Il punto è che non lo so mica, che cosa devo fare. Come farglielo capire.
E da tre settimane mi masturbo. Continuamente.

Dicono «sei una donna, basta che sculetti un po’. Mettiti una scollatura e sussurra che hai caldo. Vedrai che si capisce subito», dicono alcune. Altre «basta che ti passi la lingua sulle labbra e una mano fra i capelli».
Ma io ho i capelli corti. Il culo piccolo, le tette basse. E porto maglie col collo alto. Allora, da tre settimane mi masturbo. Continuamente. Orchestra di dita da succhiare, partitura per morsi di pelle e squarci di tasche su gambe incrociate camicie sudate, inquiete. Un duetto per archi nudi e voci amputate mi rintrona. Senza sosta.

Frantuma il sonno, mi spezza le notti, arrotola lenzuola. Questa notte, ad esempio, ho dormito 5 ore. Traghettata in orgasmi sincopati fra l’ultimo pensiero della sera e il primo del mattino: stasera esco con Bruno!


In mezzo, diciassette ore.

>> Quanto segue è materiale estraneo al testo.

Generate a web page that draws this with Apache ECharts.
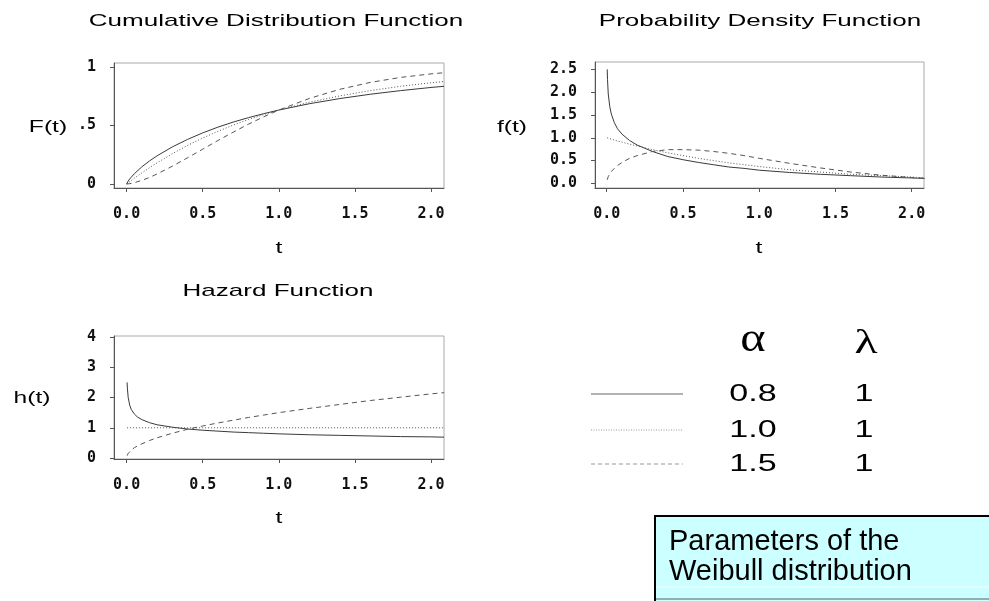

Nove, a pensare come vestirmi. Quindici a pensare che dire che fare succhiare. Evitare. Baciare? E dove? Misurare, istigare, insinuare?
Come azzardarti a cavallo, a pecorina, una spagnola? te lo succhio ti sconquasso se mi stringi i polsi mi fermi le mani, portami via.
Ore a contare le ore. Diciassette. una per una a mangiarmi la quiete la mente la fame. In ufficio in banca e dal parrucchiere. Al telefono, ore 9 «Buon giorno, ufficio marketing BBH, sono Luciana, come posso aiutarla?» – «….» – «Un secondo, le passo la collega.» Appendo e corro in bagno. Tarlo, ore 10. Mi alzi la gonna. «Fai piano!» ti guido – guanto che mi inarchi la mano – pensiero abitato. Sei qui con me a stringermi fra le pareti di mattonelle vecchie e la gonna e la carne sciupata e quella molle sulle cosce, apri la brocca pelosa e spingi mi arrendo ti imploro – sussulto. Poi esco.


Da tre settimane smorzo orgasmi fra le pareti dell’ufficio dalle 9 alle 17. Con uno strano virus intestinale giustifico le assenze continue. Avida, stanca, tranquillamente agitata, stacco alle 5. Fra parole sciupate il tuo nome anchilosato sta in un angolo della mia mente nello sforzo di non toccarlo.

Ma niente succede – stasera - quando mi riporti a casa.
Nervosa avida effimera umida scendo dall’auto. «Ciao Bruno, buona notte» «Ciao, ci vediamo». Chiavi porta ascensore - scarpe, vestiti, sogni. Bollente. Nuda. Spengo la luce. Sgranocchio avanzi bui della tua voce e incollo ritagli di occhi liquidi e dita grosse - orgasmo breve – teso - nervoso.

Mi annuso le dita. Sa di buono. Mi piace, l’odore della mia figa. La faccia nel cuscino, mi chiedo che effetto ti farebbe leccarmi, sentire il mio odore. E finalmente, capisco che fare. Sabato prossimo, prima di uscire, mi spalmo due gocce di liquido vaginale: sui polsi, dietro le orecchie, fra i seni. Bruno, non vedo l’ora che mi torni a prendere.